Hello, everyone. I used pytorch from last year. It is all okey until recently, I found that sometimes if I start to train models, my system often froze when the model was loaded or when the model need to be evaluated during the process of training. It’s very troublesome and what I can do is to do forced physical shutdown. My pytorch’s version is 0.5.0
Is there anyone meet the same situation? Or is there some smart solution to avoid this awkward problem?
Any advice could be appreciated.
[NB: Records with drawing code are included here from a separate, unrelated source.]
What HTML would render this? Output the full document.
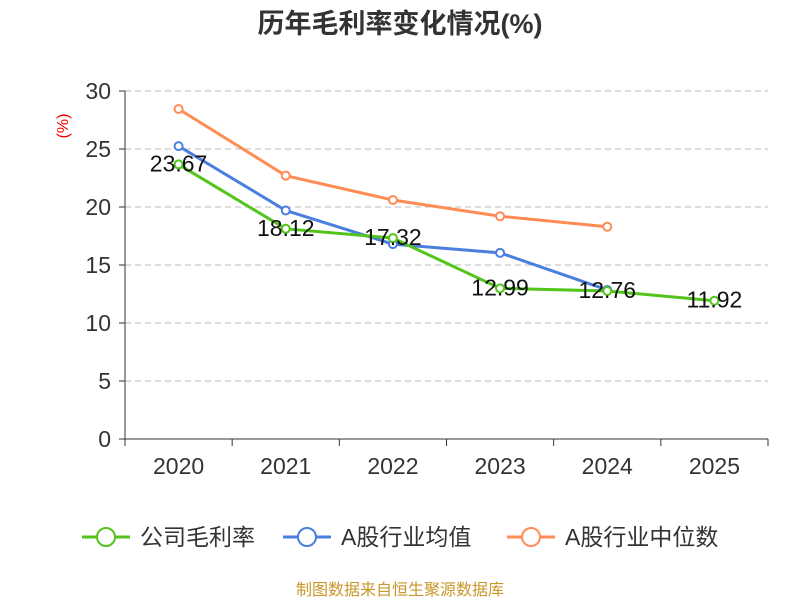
<!DOCTYPE html>
<html><head><meta charset="utf-8"><style>
body{margin:0;background:#fff;}
svg{display:block;font-family:"Liberation Sans","Noto Sans CJK SC",sans-serif;}
</style></head><body>
<svg id="c" width="800" height="600">
<text x="400" y="33" text-anchor="middle" font-size="27" font-weight="bold" fill="#333">历年毛利率变化情况(%)</text>
<text transform="translate(68,126) rotate(-90)" text-anchor="middle" font-size="16" fill="#e00">(%)</text>
<g id="grid"></g><g id="axes"></g><g id="series"></g>
<g>
<g><line x1="82" y1="537" x2="130" y2="537" stroke="#52c41a" stroke-width="3"/><circle cx="106" cy="537" r="9" fill="#fff" stroke="#52c41a" stroke-width="2"/><text x="140" y="545" font-size="23" fill="#333">公司毛利率</text></g>
<g><line x1="283" y1="537" x2="331" y2="537" stroke="#4a7fe0" stroke-width="3"/><circle cx="307" cy="537" r="9" fill="#fff" stroke="#4a7fe0" stroke-width="2"/><text x="341" y="545" font-size="23" fill="#333">A股行业均值</text></g>
<g><line x1="507" y1="537" x2="555" y2="537" stroke="#ff8c55" stroke-width="3"/><circle cx="531" cy="537" r="9" fill="#fff" stroke="#ff8c55" stroke-width="2"/><text x="565" y="545" font-size="23" fill="#333">A股行业中位数</text></g>
</g>
<text x="400" y="595" text-anchor="middle" font-size="16" fill="#c8962a">制图数据来自恒生聚源数据库</text>
</svg>
<script>
const categories=["2020","2021","2022","2023","2024","2025"];
const companyValues=[23.67,18.12,17.32,12.99,12.76,11.92];
const industryAvg=[25.25,19.7,16.8,16.05,12.85];
const industryMedian=[28.45,22.7,20.6,19.2,18.3];
const yTicks=[0,5,10,15,20,25,30];
const NS="http://www.w3.org/2000/svg";
const x0=125,x1=768,yb=439,yt=91,yMax=30;
const bw=(x1-x0)/categories.length;
const xs=i=>x0+bw*(i+0.5);
const ys=v=>yb-(v/yMax)*(yb-yt);
function mk(tag,attrs,parent,txt){const e=document.createElementNS(NS,tag);for(const k in attrs)e.setAttribute(k,attrs[k]);if(txt!=null)e.textContent=txt;parent.appendChild(e);return e;}
const grid=document.getElementById('grid'),axes=document.getElementById('axes'),ser=document.getElementById('series');
yTicks.forEach(t=>{
 if(t>0){const g=mk('line',{x1:x0,x2:x1,y1:ys(t),y2:ys(t),stroke:'#bbb','stroke-dasharray':'6,4'},grid);
 
 }
 const tk=mk('line',{x1:x0-6,x2:x0,y1:ys(t),y2:ys(t),stroke:'#333'},axes);
 
 
 const l=mk('text',{x:x0-14,y:ys(t)+8,'text-anchor':'end','font-size':'23',fill:'#333'},axes,t);
 
 
});
const ya=mk('line',{x1:x0,x2:x0,y1:yt,y2:yb,stroke:'#333'},axes);


const xa=mk('line',{x1:x0,x2:x1,y1:yb,y2:yb,stroke:'#333'},axes);


for(let i=0;i<=categories.length;i++){const t=mk('line',{x1:x0+bw*i,x2:x0+bw*i,y1:yb,y2:yb+7,stroke:'#333'},axes);
 
 }
categories.forEach((c,i)=>{const l=mk('text',{x:xs(i),y:474,'text-anchor':'middle','font-size':'23',fill:'#333'},axes,c);
 
 });
function series(vals,color,name,labels){
 const g=mk('g',{},ser);
 
 
 const p=mk('polyline',{points:vals.map((v,i)=>xs(i)+','+ys(v)).join(' '),fill:'none',stroke:color,'stroke-width':3},g);
 
 
 vals.forEach((v,i)=>{const c=mk('circle',{cx:xs(i),cy:ys(v),r:4,fill:'#fff',stroke:color,'stroke-width':2},g);
  
  
  if(labels){const t=mk('text',{x:xs(i),y:ys(v)+7,'text-anchor':'middle','font-size':'23',fill:'#111'},g,v.toFixed(2));
  
  }
 });
}
series(industryMedian,'#ff8c55','industry-median-series',false);
series(industryAvg,'#4a7fe0','industry-average-series',false);
series(companyValues,'#52c41a','company-series',true);
</script>
</body></html>
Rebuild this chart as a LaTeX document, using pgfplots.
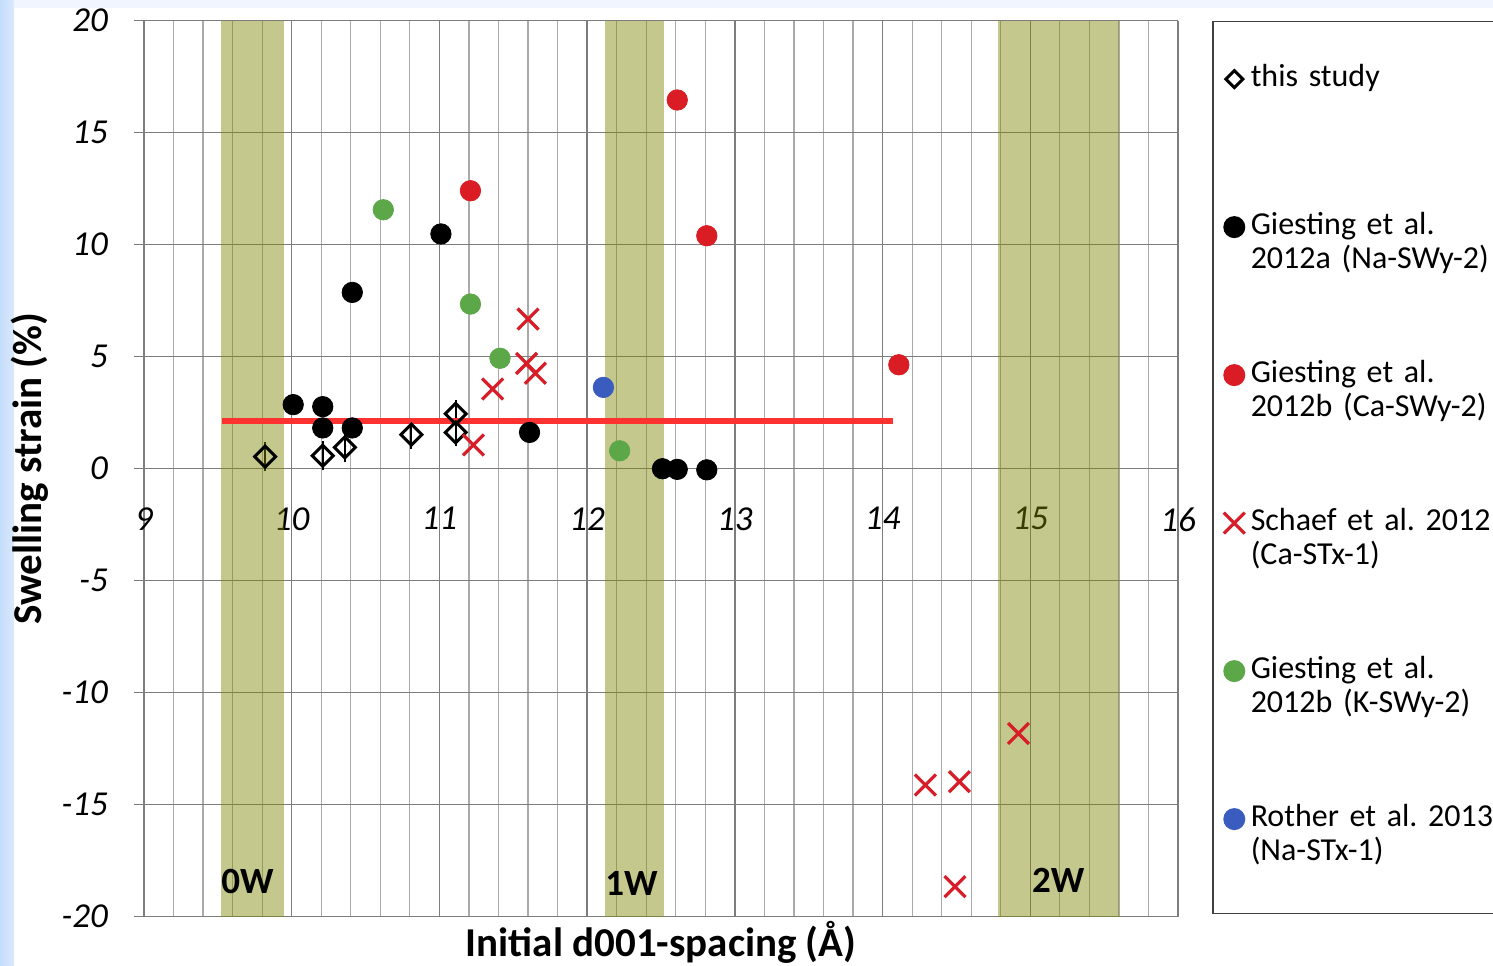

Thank you.

Do you have a script to reproduce this issue or does it occur completely at random?
Also, could you try to update to the latest stable version or the nightly builds?

Did you monitor the memory usage, e.g. did you fill up the RAM and swap?
Was anything else strange, e.g. high CPU, mainboard, etc. temperature?

Thanks for your reply.
I found that this problem occurs at random, and sometimes it could happened when the system just started, so I don’t think the temperature could be the reason. My RAM is 64GB, I think that is enough to run the codes. I installed v1.0 at first, but I found the same codes run slower than v0.5, so I changed back to v0.5. I don’t understand the meaning of “the nightly builds”.

I did notice this random freeze in 1.0, but I couldn’t reproduce this as well.

What OS are you on? This could be related to multiprocessing on windows, which may cause a freeze, if you don’t enable proper freeze_support (at least, that’s what I experienced).

I used ubuntu16.04, is there something like “freeze_support” in ubuntu system?

No, this is not necessary for other systems than windows.

Can you maybe show a minimum working example? Even if we can’t reproduce it deterministically, we could still have a look at it and maybe have some guess, what’s causing this.

Thanks for your advice. I am running the code from https://github.com/AaronLeong/BigGAN-pytorch with LSUN dataset. The problem often occur when the training or evaluation starts. But I think this code is correct, because if the system freeze don’t occur, the code could work well.